Principles of electric shock

In a normal three-phase four-wire power supply system, the neutral wire (PEN wire or N wire) is grounded. Theoretically, the potential of the neutral wire is the same as that of the earth. When the three-phase load is balanced, there is almost no current flowing through the neutral wire. However, when a person touches the neutral wire and there is a fault in the neutral wire, an electric shock accident may occur.

Electric shock mainly occurs because there is current flowing through the human body. The degree of harm caused by electric shock to the human body is related to factors such as the magnitude and duration of the current passing through the human body and the path of the current. Generally, it is considered that when the power frequency current (50Hz or 60Hz) passing through the human body exceeds 10mA, it may make it impossible for a person to get rid of the power supply independently. When the current exceeds 30mA, it may lead to serious consequences such as cardiac fibrillation.

Neutral wire fault conditions that may lead to electric shock

Neutral wire breakage

When the neutral wire is broken, in the case of three-phase imbalance, the potential of the neutral wire after the break point will shift. For example, in a lighting circuit with three-phase four-wire system, if the neutral wire is broken at a certain place, due to the fact that the loads of each phase (such as lamps) cannot be completely the same, the current that originally returned to the power supply through the neutral wire cannot flow normally. At this time, taking the phase with more loads as an example, part of the current of this phase will form a loop through the loads and neutral wires of other phases, making the potential of the neutral wire no longer zero and may rise to a higher voltage. If a person touches this live neutral wire at this time, there will be current passing through the human body, resulting in electric shock.

Poor neutral wire contact

Poor contact at the connection point of the neutral wire and the equipment or at the neutral wire terminal in the distribution box is also very common. Poor contact will cause the resistance at this point to increase. According to Ohm's law U=IR , when there is current passing through, a voltage drop will occur at the point of poor contact. If this voltage drop is large enough to make the potential of the neutral wire deviate from the earth potential, when a person touches it, there will be current passing through and cause electric shock.

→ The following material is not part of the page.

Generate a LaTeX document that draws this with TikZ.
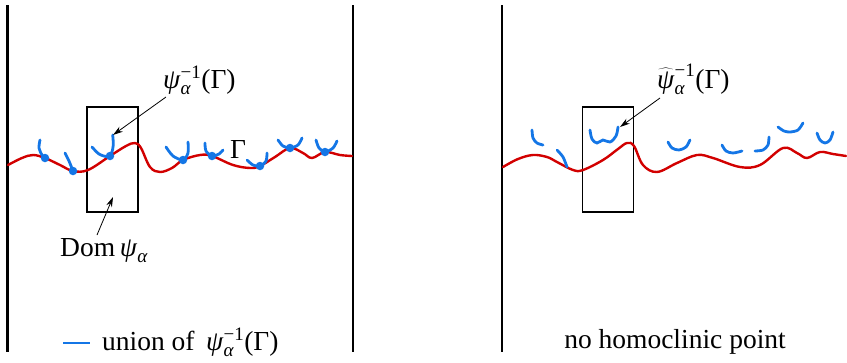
\documentclass[tikz,border=0pt]{standalone}
\usepackage{fontspec}
\setmainfont{Liberation Serif}
\usetikzlibrary{arrows.meta}
\definecolor{curvered}{RGB}{210,0,0}
\definecolor{arcblue}{RGB}{20,118,230}
\newcommand{\tpsi}{\textit{ψ}}
\newcommand{\smallsz}[1]{{\fontsize{19}{20}\selectfont #1}}
\newcommand{\psisub}{\smallsz{\itshape α}}
\newcommand{\psisup}{\smallsz{−1}}
\begin{document}
\begin{tikzpicture}[x=1pt,y=-1pt,
  wallline/.style={line width=2.6pt,black},
  redcurve/.style={line width=2.4pt,curvered,line cap=round},
  preim/.style={line width=2.8pt,arcblue,line cap=round},
  dombox/.style={draw,line width=1.3pt,minimum width=51pt,minimum height=105pt,inner sep=0pt},
  lbl/.style={inner sep=0pt,font=\fontsize{27.5}{32}\selectfont},
  pointer/.style={line width=0.8pt,-{Stealth[length=10pt,width=6pt]}},
  hdot/.style={circle,fill=arcblue,inner sep=0pt,minimum size=8.5pt}]
\useasboundingbox (0,0) rectangle (847,362);
% walls
\coordinate (w1t) at (7.5,5); \coordinate (w1b) at (7.5,352);
\coordinate (w2t) at (353,5); \coordinate (w2b) at (353,352);
\coordinate (w3t) at (502,5); \coordinate (w3b) at (502,352);
\draw[wallline] (w1t) -- (w1b);
\draw[wallline] (w2t) -- (w2b);
\draw[wallline] (w3t) -- (w3b);
% boxes
\node[dombox] (boxL) at (112.5,159.5) {};
\node[dombox] (boxR) at (608,159.5) {};
% red curves
\draw[redcurve] plot[smooth,tension=0.6] coordinates {(8,165) (22,158) (33,155) (45,158) (60,165) (73,171) (88,170) (110,156) (126,146) (135,143) (141,148) (150,167) (160,172) (172,168) (183,160) (200,155) (212,156) (233,165) (250,168) (260,166) (275,157) (290,148) (303,153) (312,158) (325,152) (340,155) (352,156)};
\draw[redcurve] plot[smooth,tension=0.6] coordinates {(503,167) (518,159) (533,155) (547,157) (557,162) (573,170) (583,170) (603,160) (618,149) (627,143) (634,146) (643,165) (657,172) (677,163) (697,155) (713,158) (740,167) (760,165) (783,148) (797,153) (807,158) (820,152) (833,154) (846,156)};
% left preimages
\draw[preim] plot[smooth] coordinates {(40,140) (39,148) (42,155) (45,158)};
\draw[preim] plot[smooth] coordinates {(65,153) (69,161) (73,171)};
\draw[preim] plot[smooth] coordinates {(92,147) (99,154) (107,156.5) (111.5,153) (113.3,145) (112.7,135)};
\draw[preim] plot[smooth] coordinates {(166,147) (173,156) (183,160) (188,153) (188,142)};
\draw[preim] plot[smooth] coordinates {(205,143) (206,151) (212,156) (219,154) (223,150)};
\draw[preim] plot[smooth] coordinates {(247,160) (253,165) (260,166) (266,161) (267,153)};
\draw[preim] plot[smooth] coordinates {(278,140) (283,146) (290,148) (298,145) (302,138)};
\draw[preim] plot[smooth] coordinates {(316,140) (319,148) (325,152) (333,148) (337,141)};
\node[hdot] (d1) at (45,158) {};
\node[hdot] (d2) at (73,171) {};
\node[hdot] (d3) at (110,156) {};
\node[hdot] (d4) at (183,160) {};
\node[hdot] (d5) at (212,156) {};
\node[hdot] (d6) at (260,166) {};
\node[hdot] (d7) at (290,148) {};
\node[hdot] (d8) at (325,152) {};
% right preimages
\draw[preim] plot[smooth] coordinates {(532,130) (533,138) (537,143) (543,145)};
\draw[preim] plot[smooth] coordinates {(557,150) (563,157) (567,167)};
\draw[preim] plot[smooth,tension=0.6] coordinates {(590,130) (592,139) (597,143) (603,140) (610,142) (616,136) (618,127)};
\draw[preim] plot[smooth] coordinates {(668,142) (672,148) (679,150) (686,147) (690,140)};
\draw[preim] plot[smooth] coordinates {(722,145) (726,151) (733,153) (742,151)};
\draw[preim] plot[smooth] coordinates {(755,151) (763,150) (768,145) (769,137)};
\draw[preim] plot[smooth] coordinates {(778,127) (784,131) (790,132) (798,130) (803,123)};
\draw[preim] plot[smooth] coordinates {(817,133) (820,140) (825,143) (830,140) (833,132)};
% labels
\node[lbl,anchor=base west] (psiL) at (163,88) {$\mbox{\tpsi}_{\mbox{\psisub}}^{\mbox{\psisup}}\mbox{(Γ)}$};
\node[lbl,anchor=base west] (psiR) at (657,88) {$\widehat{\mbox{\tpsi}}_{\mbox{\psisub}}^{\mbox{\psisup}}\mbox{(Γ)}$};
\node[lbl,anchor=base west] (gam) at (230,158) {Γ};
\node[lbl,anchor=base west] (dom) at (60,256) {Dom\,$\mbox{\tpsi}_{\mbox{\psisub}}$};
\node[lbl,anchor=base west] (legend) at (102,350) {union of\, $\mbox{\tpsi}_{\mbox{\psisub}}^{\mbox{\psisup}}\mbox{(Γ)}$};
\node[lbl,anchor=base] (nohom) at (675,348) {no homoclinic point};
\coordinate (legA) at (63,343);
\coordinate (legB) at (90,343);
\draw[preim,line cap=butt] (legA) -- (legB);
% arrows
\coordinate (aL1) at (166,97);
\coordinate (aL2) at (113,135);
\draw[pointer] (aL1) -- (aL2);
\coordinate (aD1) at (97,235);
\coordinate (aD2) at (113,197);
\draw[pointer] (aD1) -- (aD2);
\coordinate (aR1) at (660,98);
\coordinate (aR2) at (620,127);
\draw[pointer] (aR1) -- (aR2);
\end{tikzpicture}
\end{document}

Neutral wire and phase wire short-circuit and then ground fault (a more complex situation):

This situation may cause the neutral wire to have a dangerous voltage. For example, inside an electrical equipment, a short circuit occurs between the neutral wire and the phase wire. The large current after the short circuit may cause the protection device to act. However, if the fault does not completely cut off the circuit, or due to the imperfect grounding system, a part of the short-circuit current will flow into the earth through the grounding device. At this time, the neutral wire may have a certain residual voltage. When a person touches the neutral wire, they will get an electric shock.

Manifestations of harm from electric shock

Electric shock injury

When current passes through the human body, it will cause direct electric shock damage to important organs such as the nervous system and heart. The human body will feel a tingling sensation. As the current increases, this feeling will become stronger and muscle spasms may occur. If the current lasts for a long time or the current is large, it will lead to respiratory paralysis and cardiac arrest. For example, when the current passing through the human body reaches several tens of milliamperes or more, it may cause ventricular fibrillation, which is a very dangerous arrhythmia that will make the heart unable to pump blood effectively and endanger life.

Electric burn

At the same time as a person gets an electric shock by touching the neutral wire, if an arc is generated at the contact point or the current generates heat inside the human body, an electric burn will occur. The degree of electric burn is related to factors such as the magnitude of the current, the contact time, and the human body resistance. Generally speaking, electric shock with high voltage and large current is more likely to cause severe electric burns. Electric burns not only damage the skin but may also cause deep injuries to subcutaneous tissues, muscles, and bones. For example, when a person touches the neutral wire with a relatively high voltage, the contact point may appear charred and carbonized, and the surrounding tissues will also appear redness, blisters and other conditions due to thermal damage.